Trademark, tome 2, VieTM, Jean Baret. Le Bélial’, 2019. 301 pages.
Challenge de l’imaginaire
Brouillon, non, c’est plutôt clair, mesuré.
Merci… je me suis bien plus attardée sur des détails de l’histoire que d’ordinaire, mais tant mieux si c’est clair pour vous ! Encore maintenant, je ne sais que penser de ce bouquin.
Je ne la trouve pas brouillonne du tout ta chronique moi !
Et pour avoir lu le premier tome, je te comprends totalement, je peux pas dire que j’ai passer « un bon moment de lecture », mais j’ai apprécié les réflexions sur ce monde dystopique mais finalement pas si éloigné du nôtre.
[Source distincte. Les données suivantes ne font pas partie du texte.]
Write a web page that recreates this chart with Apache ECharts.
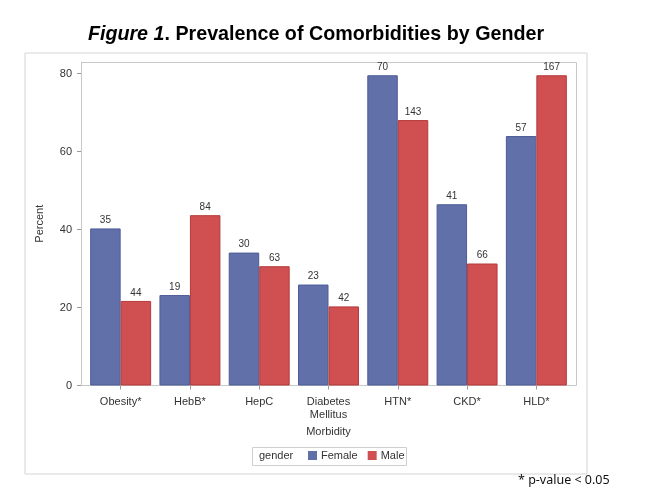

Ça me donne envie de découvrir ce deuxième tome, même si je sais que ça va pas être le livre super drôle à lire =)
(pardon pour mon commentaire précédent qui s’est publié sans que je lui demande rien, le vilain)
Merci ! (Mais je la trouve quand même bien plus confuse que d’habitude à toujours revenir sur l’histoire notamment. Mais bref, c’est comme ça qu’elle est sortie.)
Ah, ça me fait plaisir de discuter avec quelqu’un qui a lu le premier tome ! Qu’est-ce que tu n’as pas aimé du coup ? En tout cas, j’ai l’impression qu’on a un peu le même avis. Et on a chacune un autre tome à lire maintenant ! ^^
(Pas de souci, je l’ai supprimé du coup.)
C’est pas que j’ai pas aimé des trucs en particulier (quoique le traitement de la femme était quand même choquant… Mais comme c’était fait exprès, je peux pas vraiment critiquer), c’est plus que c’était « pas facile » à lire… Je sais pas trop comment dire, j’ai aimé toutes les questions et les points relevés en miroir sur notre société, mais c’était finalement assez violent, du coup bon, tu rigoles pas à chaque paragraphe, mais je suis quand même contente d’avoir lu ce livre^^
C’est comme une espèce d’expérience de lecture un peu particulière =)
Oui, je vois. J’ai l’impression qu’il n’est pas facile de parler de ces bouquins, c’est intéressant. En tout cas, ce que tu en dis me laisse apercevoir une cohérence avec ce que j’ai pensé du tome que j’ai lu. Je lirai BonheurTM et le troisième tome à l’occasion, je pense. Dans l’espoir de me faire un avis un peu plus éclairé.